Records with drawing code:
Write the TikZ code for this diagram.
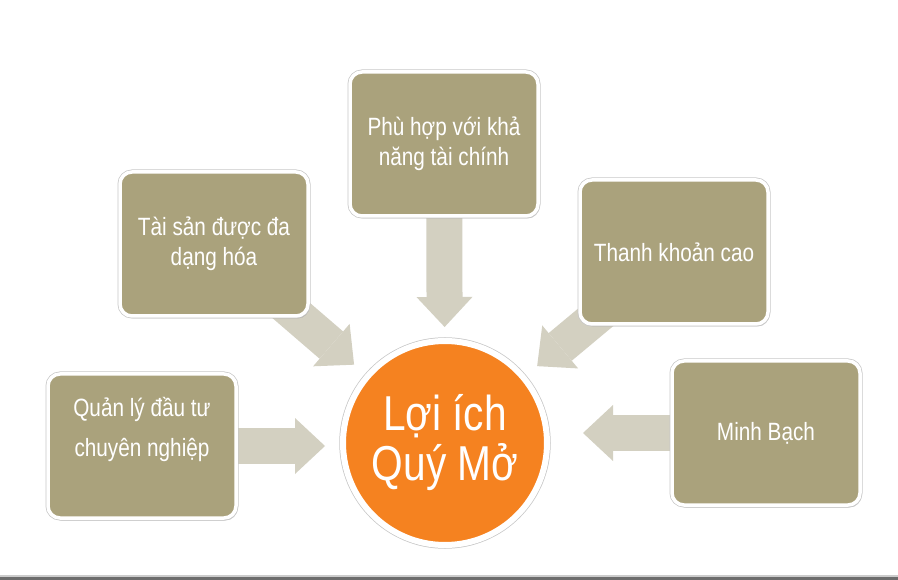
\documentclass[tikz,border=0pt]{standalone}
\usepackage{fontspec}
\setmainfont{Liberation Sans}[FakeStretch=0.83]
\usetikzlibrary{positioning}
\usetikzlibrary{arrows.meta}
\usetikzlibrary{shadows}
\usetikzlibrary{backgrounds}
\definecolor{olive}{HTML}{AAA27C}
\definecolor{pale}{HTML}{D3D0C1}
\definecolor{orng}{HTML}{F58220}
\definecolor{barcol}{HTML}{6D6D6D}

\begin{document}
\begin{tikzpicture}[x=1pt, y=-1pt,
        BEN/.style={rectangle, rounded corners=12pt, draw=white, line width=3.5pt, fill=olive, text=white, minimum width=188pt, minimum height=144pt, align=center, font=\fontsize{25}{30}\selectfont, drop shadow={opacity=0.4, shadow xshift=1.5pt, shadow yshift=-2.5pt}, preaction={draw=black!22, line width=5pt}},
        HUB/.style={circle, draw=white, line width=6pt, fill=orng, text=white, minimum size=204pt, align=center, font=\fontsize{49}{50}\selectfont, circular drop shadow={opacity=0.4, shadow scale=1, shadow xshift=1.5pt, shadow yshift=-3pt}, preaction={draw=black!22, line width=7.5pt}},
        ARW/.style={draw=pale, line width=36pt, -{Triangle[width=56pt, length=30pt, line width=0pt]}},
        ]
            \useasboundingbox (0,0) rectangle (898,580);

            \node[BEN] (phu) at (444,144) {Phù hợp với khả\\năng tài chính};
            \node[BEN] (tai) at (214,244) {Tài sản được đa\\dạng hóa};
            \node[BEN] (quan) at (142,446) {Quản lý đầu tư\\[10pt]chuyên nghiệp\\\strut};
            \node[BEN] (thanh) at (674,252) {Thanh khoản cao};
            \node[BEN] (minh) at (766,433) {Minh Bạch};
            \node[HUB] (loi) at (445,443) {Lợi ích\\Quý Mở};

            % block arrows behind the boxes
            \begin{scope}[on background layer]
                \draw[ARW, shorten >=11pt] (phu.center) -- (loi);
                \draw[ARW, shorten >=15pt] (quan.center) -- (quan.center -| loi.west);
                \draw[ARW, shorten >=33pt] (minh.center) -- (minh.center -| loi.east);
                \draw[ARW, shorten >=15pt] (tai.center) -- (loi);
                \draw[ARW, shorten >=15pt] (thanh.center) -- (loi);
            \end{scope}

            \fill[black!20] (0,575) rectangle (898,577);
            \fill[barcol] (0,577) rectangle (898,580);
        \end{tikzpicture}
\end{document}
---
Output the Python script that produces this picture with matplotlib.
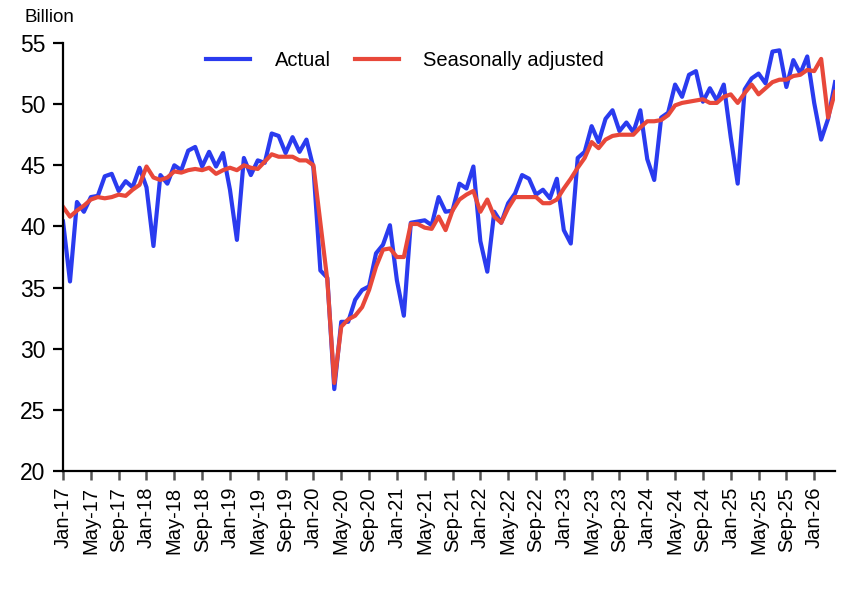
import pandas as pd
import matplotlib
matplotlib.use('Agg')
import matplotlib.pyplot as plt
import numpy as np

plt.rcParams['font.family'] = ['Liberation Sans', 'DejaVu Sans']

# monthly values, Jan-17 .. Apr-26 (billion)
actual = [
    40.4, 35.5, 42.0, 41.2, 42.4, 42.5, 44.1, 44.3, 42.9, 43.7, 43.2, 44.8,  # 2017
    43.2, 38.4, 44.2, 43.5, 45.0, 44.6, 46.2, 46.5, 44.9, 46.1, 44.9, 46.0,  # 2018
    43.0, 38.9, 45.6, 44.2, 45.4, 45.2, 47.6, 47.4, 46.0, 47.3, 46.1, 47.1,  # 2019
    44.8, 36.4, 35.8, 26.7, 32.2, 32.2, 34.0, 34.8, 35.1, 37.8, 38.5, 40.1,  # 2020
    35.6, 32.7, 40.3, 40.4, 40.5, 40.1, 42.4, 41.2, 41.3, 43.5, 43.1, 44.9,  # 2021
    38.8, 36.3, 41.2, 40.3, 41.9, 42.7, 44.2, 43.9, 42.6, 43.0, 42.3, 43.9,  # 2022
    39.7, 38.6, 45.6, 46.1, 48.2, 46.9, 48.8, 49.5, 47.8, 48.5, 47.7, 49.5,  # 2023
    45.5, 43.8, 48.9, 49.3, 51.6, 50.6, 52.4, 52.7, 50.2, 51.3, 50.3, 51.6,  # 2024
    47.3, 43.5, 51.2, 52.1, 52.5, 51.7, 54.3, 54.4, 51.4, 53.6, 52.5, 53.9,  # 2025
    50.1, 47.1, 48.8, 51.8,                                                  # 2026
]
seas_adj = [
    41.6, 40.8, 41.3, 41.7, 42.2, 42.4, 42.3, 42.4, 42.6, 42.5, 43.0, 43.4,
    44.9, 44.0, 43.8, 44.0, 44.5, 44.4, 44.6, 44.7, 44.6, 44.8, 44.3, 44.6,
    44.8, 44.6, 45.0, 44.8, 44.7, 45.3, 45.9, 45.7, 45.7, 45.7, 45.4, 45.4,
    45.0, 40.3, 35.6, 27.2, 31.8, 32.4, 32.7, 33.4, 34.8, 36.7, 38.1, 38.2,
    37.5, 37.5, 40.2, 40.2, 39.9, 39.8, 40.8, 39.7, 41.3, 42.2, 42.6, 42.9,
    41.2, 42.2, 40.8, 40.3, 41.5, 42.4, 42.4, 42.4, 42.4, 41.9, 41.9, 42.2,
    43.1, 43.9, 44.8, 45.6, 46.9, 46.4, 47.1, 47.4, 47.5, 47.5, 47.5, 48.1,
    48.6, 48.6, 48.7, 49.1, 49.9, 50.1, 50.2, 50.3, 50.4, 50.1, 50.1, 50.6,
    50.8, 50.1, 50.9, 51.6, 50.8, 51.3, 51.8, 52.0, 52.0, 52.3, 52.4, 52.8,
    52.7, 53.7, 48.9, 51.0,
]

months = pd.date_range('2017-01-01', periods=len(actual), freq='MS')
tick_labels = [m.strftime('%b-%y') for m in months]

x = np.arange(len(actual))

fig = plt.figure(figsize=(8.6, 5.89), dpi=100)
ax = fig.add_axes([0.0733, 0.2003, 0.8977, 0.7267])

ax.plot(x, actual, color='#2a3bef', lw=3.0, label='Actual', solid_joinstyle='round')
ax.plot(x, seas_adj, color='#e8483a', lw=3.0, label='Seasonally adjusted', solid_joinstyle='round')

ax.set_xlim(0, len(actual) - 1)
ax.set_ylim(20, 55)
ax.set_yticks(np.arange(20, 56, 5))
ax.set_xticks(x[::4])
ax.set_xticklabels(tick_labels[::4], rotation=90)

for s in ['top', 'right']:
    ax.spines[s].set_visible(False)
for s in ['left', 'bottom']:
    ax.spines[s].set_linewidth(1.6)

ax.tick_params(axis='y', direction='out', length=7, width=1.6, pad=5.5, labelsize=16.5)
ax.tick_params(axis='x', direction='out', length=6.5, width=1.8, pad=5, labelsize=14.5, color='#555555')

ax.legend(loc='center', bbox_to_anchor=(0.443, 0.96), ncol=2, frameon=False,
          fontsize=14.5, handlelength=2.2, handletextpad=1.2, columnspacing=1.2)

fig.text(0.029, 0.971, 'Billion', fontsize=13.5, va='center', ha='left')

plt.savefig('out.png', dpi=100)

__Aim of the task__
Leave the pictures out, then copy word for word only the lines from the one containing "Output the Python" through the one containing "plt.rcParams['font.family'] = ['Liberation", both included.

__Exercise result__
Output the Python script that produces this picture with matplotlib.
import pandas as pd
import matplotlib
matplotlib.use('Agg')
import matplotlib.pyplot as plt
import numpy as np

plt.rcParams['font.family'] = ['Liberation Sans', 'DejaVu Sans']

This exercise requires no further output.